By The Very Rev. Sherry Crompton
July 13, 2008
Read: Matthew 13:1-9, 18-23
The Parable of the Sower. This is probably a familiar parable to many of us and I don’t know about you, but when I heard this parable I automatically tried to figure out which kind of soil I am. There are slightly different ways to hear and see this parable…some see themselves as the sower, some as the seeds, and the most common way is to see ourselves as the soil.
That’s what I heard this time, when I read this parable. Jesus is the sower, God’s word or grace is the seed and we are the soil. So, what kind of soil am I? Am I rocky ground, are there all kinds of birds hovering around me snatching away the seed, am I thorny soil or am I truly good soil?
What is happening in my life right now? Because I believe we are all of these soil conditions at different points in our life. Sometimes we just completely miss what God is trying to tell us, sometimes we hear God’s voice and act quickly, but then give up when things don’t turn out the exact way we want them to. We think we know what God wants. Sometimes we allow the worldly influences to crowd out and diminish God’s voice in our lives. And, sometimes, we hear God’s voice, we act on it, we allow our actions to grow and flourish without trying to control the outcome ourselves, because it is God who causes the growth, and then we bear glorious fruit. Fruit that contains new seed.
So where am I? Where are you? And is that really what this parable is saying to us? Maybe this isn’t entirely about us and our own successes and failures and birds and rocks and thorns but about the extravagance of a sower who doesn’t seem to be fazed by such concerns, who flings seeds everywhere, wastes it with holy abandon, who feeds the birds, whistles at the rocks, picks his way through the thorns, shouts hallelujah at the good soil and just keeps on sowing, confident that there is enough seed to go around, that there is plenty, and that when the harvest comes at last it will fill every barn in the neighborhood to the rafters.
We wouldn’t do it that way, of course. If we were in charge, we would devise a more efficient operation, a neater, cleaner, more productive one that didn’t waste seed on birds and rocks and thorns, but concentrated only on the good soil and what we could make it do. But if this is the parable of the sower, then Jesus seems to be suggesting that there is another way to go about things, a way that is less concerned with judgment and productivity, than with plentitude.
“Once upon a time a sower went out to sow. And as he sowed some seeds fell along the path, and the birds came along and devoured them. So he put his seed pouch down and spent the next hour or so stringing aluminum foil all around his field. He put up a fake owl he ordered from a garden catalog and, as an afterthought, he hung a couple of traps for the Japanese beetles.

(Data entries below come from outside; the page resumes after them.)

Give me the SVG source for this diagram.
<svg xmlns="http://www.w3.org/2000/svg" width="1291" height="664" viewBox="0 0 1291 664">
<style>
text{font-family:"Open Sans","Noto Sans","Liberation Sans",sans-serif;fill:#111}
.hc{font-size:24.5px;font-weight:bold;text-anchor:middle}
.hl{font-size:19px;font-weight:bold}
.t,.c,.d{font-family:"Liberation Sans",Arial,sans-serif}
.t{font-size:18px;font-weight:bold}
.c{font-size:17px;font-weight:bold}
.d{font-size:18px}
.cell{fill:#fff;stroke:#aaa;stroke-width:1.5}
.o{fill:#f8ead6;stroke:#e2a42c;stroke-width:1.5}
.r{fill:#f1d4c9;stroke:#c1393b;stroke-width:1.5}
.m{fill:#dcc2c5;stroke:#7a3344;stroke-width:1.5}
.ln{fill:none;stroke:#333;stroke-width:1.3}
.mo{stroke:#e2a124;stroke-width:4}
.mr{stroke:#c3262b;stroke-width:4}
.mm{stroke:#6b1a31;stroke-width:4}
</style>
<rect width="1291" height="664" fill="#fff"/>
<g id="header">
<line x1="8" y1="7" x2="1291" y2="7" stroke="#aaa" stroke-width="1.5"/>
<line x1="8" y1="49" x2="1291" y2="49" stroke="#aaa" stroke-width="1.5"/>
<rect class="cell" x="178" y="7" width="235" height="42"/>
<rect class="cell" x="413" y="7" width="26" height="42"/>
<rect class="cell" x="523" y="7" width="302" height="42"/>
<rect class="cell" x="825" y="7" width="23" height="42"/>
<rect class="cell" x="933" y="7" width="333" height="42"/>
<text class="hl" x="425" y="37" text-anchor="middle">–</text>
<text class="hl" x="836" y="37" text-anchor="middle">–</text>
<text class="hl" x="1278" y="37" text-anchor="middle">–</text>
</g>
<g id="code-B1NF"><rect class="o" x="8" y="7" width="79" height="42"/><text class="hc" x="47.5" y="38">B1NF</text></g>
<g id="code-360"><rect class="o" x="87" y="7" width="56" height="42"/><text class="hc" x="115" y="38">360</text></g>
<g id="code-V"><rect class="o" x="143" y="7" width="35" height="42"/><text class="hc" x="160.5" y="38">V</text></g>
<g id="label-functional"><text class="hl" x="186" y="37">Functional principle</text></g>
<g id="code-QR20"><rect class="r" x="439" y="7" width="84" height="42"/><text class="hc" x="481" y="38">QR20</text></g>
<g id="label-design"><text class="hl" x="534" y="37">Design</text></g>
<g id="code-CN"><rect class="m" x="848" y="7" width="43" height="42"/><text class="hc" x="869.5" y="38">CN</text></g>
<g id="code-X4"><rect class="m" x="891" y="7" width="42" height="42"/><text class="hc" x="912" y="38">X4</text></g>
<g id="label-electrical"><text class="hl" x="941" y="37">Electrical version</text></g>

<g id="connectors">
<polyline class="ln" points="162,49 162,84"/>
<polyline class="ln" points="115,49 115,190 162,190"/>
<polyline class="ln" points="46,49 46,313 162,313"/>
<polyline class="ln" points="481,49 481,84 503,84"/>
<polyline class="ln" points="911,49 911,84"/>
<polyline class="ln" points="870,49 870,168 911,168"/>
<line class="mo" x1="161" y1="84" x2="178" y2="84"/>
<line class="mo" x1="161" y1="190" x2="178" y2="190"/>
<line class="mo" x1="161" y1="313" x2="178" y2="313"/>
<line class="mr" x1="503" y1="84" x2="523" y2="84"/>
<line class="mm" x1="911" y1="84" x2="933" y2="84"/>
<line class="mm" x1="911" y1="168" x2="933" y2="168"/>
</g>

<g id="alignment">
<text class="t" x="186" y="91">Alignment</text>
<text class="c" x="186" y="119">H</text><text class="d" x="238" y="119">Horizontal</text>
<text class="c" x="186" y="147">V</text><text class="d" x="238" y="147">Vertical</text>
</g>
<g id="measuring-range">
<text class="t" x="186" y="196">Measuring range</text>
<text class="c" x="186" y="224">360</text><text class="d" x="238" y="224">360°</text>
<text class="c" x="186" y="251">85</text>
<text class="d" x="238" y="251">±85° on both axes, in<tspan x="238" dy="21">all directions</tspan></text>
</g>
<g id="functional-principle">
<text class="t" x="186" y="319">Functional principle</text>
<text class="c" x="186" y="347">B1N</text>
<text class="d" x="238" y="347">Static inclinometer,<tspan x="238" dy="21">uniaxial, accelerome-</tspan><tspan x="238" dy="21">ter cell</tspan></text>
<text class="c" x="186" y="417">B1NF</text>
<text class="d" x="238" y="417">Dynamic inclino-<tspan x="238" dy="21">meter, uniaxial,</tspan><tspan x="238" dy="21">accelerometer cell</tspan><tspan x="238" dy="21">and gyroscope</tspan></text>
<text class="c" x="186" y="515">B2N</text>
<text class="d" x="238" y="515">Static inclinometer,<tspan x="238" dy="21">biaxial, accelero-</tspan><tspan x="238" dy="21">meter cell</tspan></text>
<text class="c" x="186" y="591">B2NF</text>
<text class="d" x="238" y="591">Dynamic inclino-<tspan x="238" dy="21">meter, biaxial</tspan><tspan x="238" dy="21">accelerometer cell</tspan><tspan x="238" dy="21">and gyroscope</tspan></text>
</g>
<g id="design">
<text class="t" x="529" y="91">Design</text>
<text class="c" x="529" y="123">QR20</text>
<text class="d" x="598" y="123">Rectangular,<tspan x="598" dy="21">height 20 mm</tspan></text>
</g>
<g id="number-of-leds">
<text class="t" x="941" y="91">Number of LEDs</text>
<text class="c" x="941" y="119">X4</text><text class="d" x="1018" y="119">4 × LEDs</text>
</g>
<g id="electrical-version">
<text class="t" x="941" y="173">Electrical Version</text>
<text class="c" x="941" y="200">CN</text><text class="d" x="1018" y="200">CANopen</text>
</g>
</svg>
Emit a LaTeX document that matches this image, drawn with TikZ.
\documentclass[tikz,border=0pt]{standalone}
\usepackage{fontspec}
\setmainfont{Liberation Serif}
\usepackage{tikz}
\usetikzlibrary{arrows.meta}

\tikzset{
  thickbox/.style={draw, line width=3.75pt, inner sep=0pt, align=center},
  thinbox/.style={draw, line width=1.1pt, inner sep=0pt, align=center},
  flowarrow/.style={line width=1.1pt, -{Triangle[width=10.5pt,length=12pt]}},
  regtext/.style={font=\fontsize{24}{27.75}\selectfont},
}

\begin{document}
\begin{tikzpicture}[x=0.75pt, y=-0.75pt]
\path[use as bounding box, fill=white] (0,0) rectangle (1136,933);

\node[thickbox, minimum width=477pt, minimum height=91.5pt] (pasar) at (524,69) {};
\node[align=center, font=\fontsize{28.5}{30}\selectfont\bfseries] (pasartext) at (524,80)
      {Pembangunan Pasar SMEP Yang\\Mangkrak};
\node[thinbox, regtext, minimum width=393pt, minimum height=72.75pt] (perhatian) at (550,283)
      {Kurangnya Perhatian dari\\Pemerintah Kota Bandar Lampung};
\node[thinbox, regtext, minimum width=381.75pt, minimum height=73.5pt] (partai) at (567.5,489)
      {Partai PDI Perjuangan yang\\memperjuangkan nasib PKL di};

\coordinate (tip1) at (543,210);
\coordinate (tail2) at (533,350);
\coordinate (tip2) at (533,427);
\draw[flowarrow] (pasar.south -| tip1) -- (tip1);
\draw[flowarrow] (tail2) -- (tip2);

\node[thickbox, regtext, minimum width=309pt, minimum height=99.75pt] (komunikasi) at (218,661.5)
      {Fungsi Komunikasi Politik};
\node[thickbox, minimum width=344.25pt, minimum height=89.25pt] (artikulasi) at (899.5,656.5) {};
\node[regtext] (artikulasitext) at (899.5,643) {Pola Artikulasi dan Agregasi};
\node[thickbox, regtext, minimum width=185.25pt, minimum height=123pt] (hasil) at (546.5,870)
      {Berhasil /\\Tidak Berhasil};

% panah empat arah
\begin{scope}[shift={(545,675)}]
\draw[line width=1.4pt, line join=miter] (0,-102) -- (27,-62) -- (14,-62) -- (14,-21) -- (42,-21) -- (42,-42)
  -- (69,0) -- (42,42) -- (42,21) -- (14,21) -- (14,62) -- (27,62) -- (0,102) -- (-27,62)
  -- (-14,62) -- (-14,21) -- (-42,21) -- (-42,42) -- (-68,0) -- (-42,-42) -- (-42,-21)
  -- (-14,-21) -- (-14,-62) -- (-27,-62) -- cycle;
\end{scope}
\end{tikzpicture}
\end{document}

Then he returned to his sowing, but he noticed some of the seeds were falling on rocky ground, so he put his seed pouch down again and went to fetch his wheelbarrow and shovel. A couple of hours later he had dug up the rocks and was trying to think of something useful he could do with them when he remembered his sowing and got back to it, but as soon as he did he ran right into a briar patch that was sure to strangle his little seedlings. So he put his pouch down again and looked everywhere for the weed poison but finally decided just to pull the thorns up by hand, which meant that he had to go back inside and look everywhere for his gloves.
Now by the time he had the briars cleared it was getting dark, so the sower picked up his pouch and his tools and decided to call it a day. That night he fell asleep in his chair reading a seed catalog, and when he woke the next morning he walked out into his field and found a big crow sitting on his fake owl. He found rocks he had not found the day before and he found new little leaves on the roots of the briars that had broken off in his hands. The sower considered all of this, pushing his cap back on his head, and then he did a strange thing: he began to laugh, just a chuckle at first and then a full-fledged guffaw that turned into a wheeze at the end when his wind ran out.
Still laughing and wheezing he went after his seed pouch and began flinging seeds everywhere: into the roots of trees, onto the roof of his house, across all his fences and into his neighbors’ fields. He shook seeds at his cows and offered a handful to the dog; he even tossed a fistful into the creek, thinking they might take root downstream somewhere. The more he sowed, the more he seemed to have. None of it made any sense to him, but for once that didn’t seem to matter, and he had to admit that he had never been happier in all his life”. (Barbara Brown Taylor)
Let those who have ears to hear, hear. Amen.